Guidelines

  • User must ensure an unique filename (even when the path is different) when working with CDF Files.

    path examples.

    Examples

    Valid/Invalid

    cdffs://sample_data/test.zarr
    cdffs://test_data/test.zarr

    INVALID

    cdffs://sample_data/test.zarr
    cdffs://test_data/test_data.zarr

    VALID

    cdffs://test/ocean/sample_data/atlantic.csv
    cdffs://ocean/production_data/atlantic.csv

    INVALID

    cdffs://test/ocean/sample_data/atlantic_sample.csv
    cdffs://ocean/production_data/atlantic_prod.csv

    VALID

  • User must use a valid file extension when working with CDF Files.

    • cdffs://sample_data/test.zarr

    • cdffs://sample_data/test.csv

    • cdffs://sample_data/test.parquet

    Note: It is still recommended to use a valid file extension even when the data is split into multiple files. for example, dask might partition the data into multiple part files. 0.part, 1.part etc and it is still recommended to use an extension as well. Optionally, if you wish to avoid using file extensions especially when the data is split into multiple files, user can explicitly specify directory field in metadata to pass information about the directory prefix. Example,
    file_metadata = FileMetadata(source="test_parquet", directory="/sample_data/", data_set_id=5149640835927738),
    dd.to_parquet("cdffs://sample_data/test", storage_options={"connection_config": client_cnf, "file_metadata": file_metadata})
    
  • It is highly recommended to use unique directory prefixes for each file.

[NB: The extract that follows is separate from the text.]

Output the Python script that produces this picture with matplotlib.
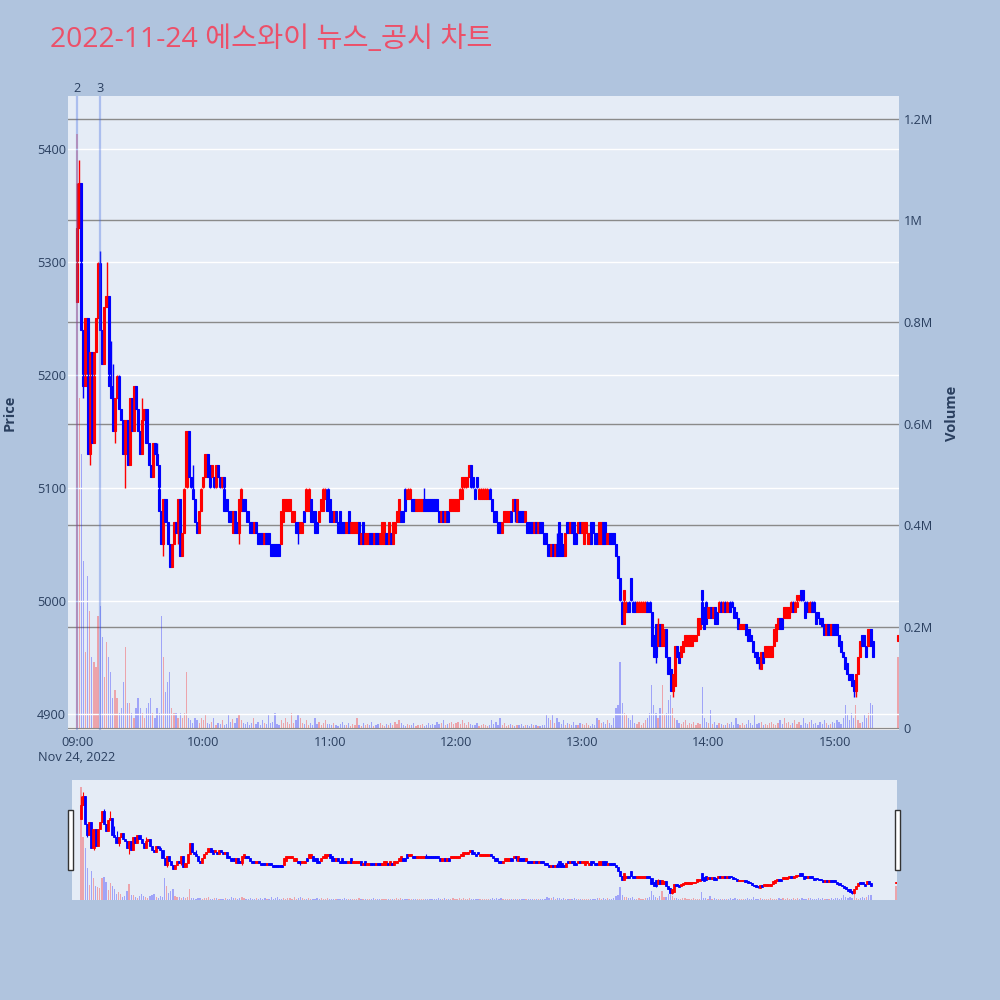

  • It is highly recommended to add metadata information by using file_metadata in storage_options when writing the files to CDF.

  • Users can choose their preferred cache_type to cache file contents when working with CDF Files. It will be defaulted to readahead cache. However, It is recommended to use cache_type as all in storage_options if a user intended to perform read heavy operations. Example,

    ds = xarray.open_zarr("cdffs://sample_data/test.zarr", storage_options={"connection_config": client_cnf, "cache_type": "all"})
    
  • Users can choose to use a file specific metadata when opening a file for write using file-like API.

    with fs.open("test_data/test/workfile.csv", mode="wb",file_metadata=FileMetadata(source="test")) as f:
    f.write("test_data".encode("utf8"))
    
  • Users can also choose to use limit when working with ls. It may be useful when using file-like API.

    fs.ls("test_data/test/", detail=True, limit=100)